In my own experience (and in my own head), when church leaders think of church-planting, they immediately think service-planning. To plant a church is to plan a service. Church planting = planning new church services, at least initially. And churches have grown from such beginnings in the past, so of course that’s where the thoughts of church planters tend to go.
But I’ve been wondering lately if planting missional churches demands a different approach. Perhaps if we start with a church service, it will feel like a bait-and-switch to start talking about being the church 24/7 ("Hey wait, I just come here because I like the music. What’s all this about being salt and light?"). Perhaps missional churches need to be started in a different way, a way that’s more organically integrated to a missional mindset. If we’re saying that there’s more to being the church than going to a service, is saying that in a service the best way to get the message across? We might perhaps end up saying one thing while our structure says another. We would be trying to fit the square peg of a missional community into the round hole of consumerist thinking. I am more and more convinced that actions speak louder than words. What you do says more than what you say, and is the message that people hear loud and clear.

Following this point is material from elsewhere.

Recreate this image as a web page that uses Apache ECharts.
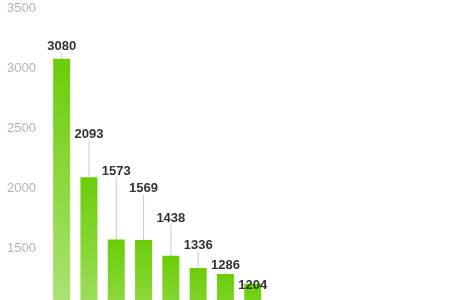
<!DOCTYPE html>
<html>
<head>
<meta charset="utf-8">
<script src="https://cdn.jsdelivr.net/npm/echarts@6/dist/echarts.min.js"></script>
<style>
html,body{margin:0;padding:0;background:#fff;}
#chart{width:450px;height:300px;}
</style>
</head>
<body>
<div id="chart"></div>
<script>
// Data
var categories = ['A', 'B', 'C', 'D', 'E', 'F', 'G', 'H'];
var values = [3080, 2093, 1573, 1569, 1438, 1336, 1286, 1204];
var yTicks = [0, 500, 1000, 1500, 2000, 2500, 3000, 3500];

// Label vertical shifts (style)
var labelShift = [-1, -31, -57, -40, -26, -11, 3, 13];

var chart = echarts.init(document.getElementById('chart'), null, {renderer: 'canvas'});
var option = {
  animation: false,
  backgroundColor: '#ffffff',
  grid: {left: 48, top: 8.3, width: 218.4, height: 420, containLabel: false, outerBoundsMode: 'none'},
  xAxis: {
    type: 'category',
    data: categories,
    axisLine: {show: false},
    axisTick: {show: false},
    axisLabel: {show: false}
  },
  yAxis: {
    type: 'value',
    min: yTicks[0],
    max: yTicks[yTicks.length - 1],
    interval: 500,
    axisLine: {show: false},
    axisTick: {show: false},
    splitLine: {show: false},
    axisLabel: {
      color: '#b3b3b3',
      fontSize: 13,
      margin: 12,
      fontFamily: 'Liberation Sans, Arial, sans-serif',
      formatter: function (v) { return String(v); }
    }
  },
  series: [{
    type: 'bar',
    data: values,
    barWidth: 17,
    itemStyle: {
      color: new echarts.graphic.LinearGradient(0, 0, 0, 1, [
        {offset: 0, color: '#6bcd08'},
        {offset: 1, color: '#cdeeaa'}
      ])
    },
    label: {
      show: true,
      position: 'top',
      distance: 5,
      color: '#333333',
      fontSize: 13,
      fontWeight: 'bold',
      fontFamily: 'Liberation Sans, Arial, sans-serif'
    },
    labelLine: {
      show: true,
      lineStyle: {color: '#cccccc', width: 1}
    },
    labelLayout: function (params) {
      return {dy: labelShift[params.dataIndex]};
    }
  }]
};
chart.setOption(option);
</script>
</body>
</html>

So what is the new wineskin of planting a missional church? A different kind of service? Something that doesn’t really look much like a service, but is? A small group? A class? A store-front in a mall? An activist group? A grassroots revolutionary movement? Several families choosing to live in community in order to transform a neighborhood? An informal meeting at a "third place?" Loosely connected relational webs become more connected and integrated (not necessarily by everyone physically meeting in one location at one time – online connections, smaller cluster meetings, meet-ups to bless a neighborhood, etc)? No real answers here, just some questions rattling around in my mind.
I have this sense that missional church planting will require some radically unconventional thinking and open-mindedness to stuff that doesn’t look like "church" as we’ve experienced it. We’ll need some patience to wait for fruit before writing something off as a bad idea when we don’t see full-grown trees in the first couple months.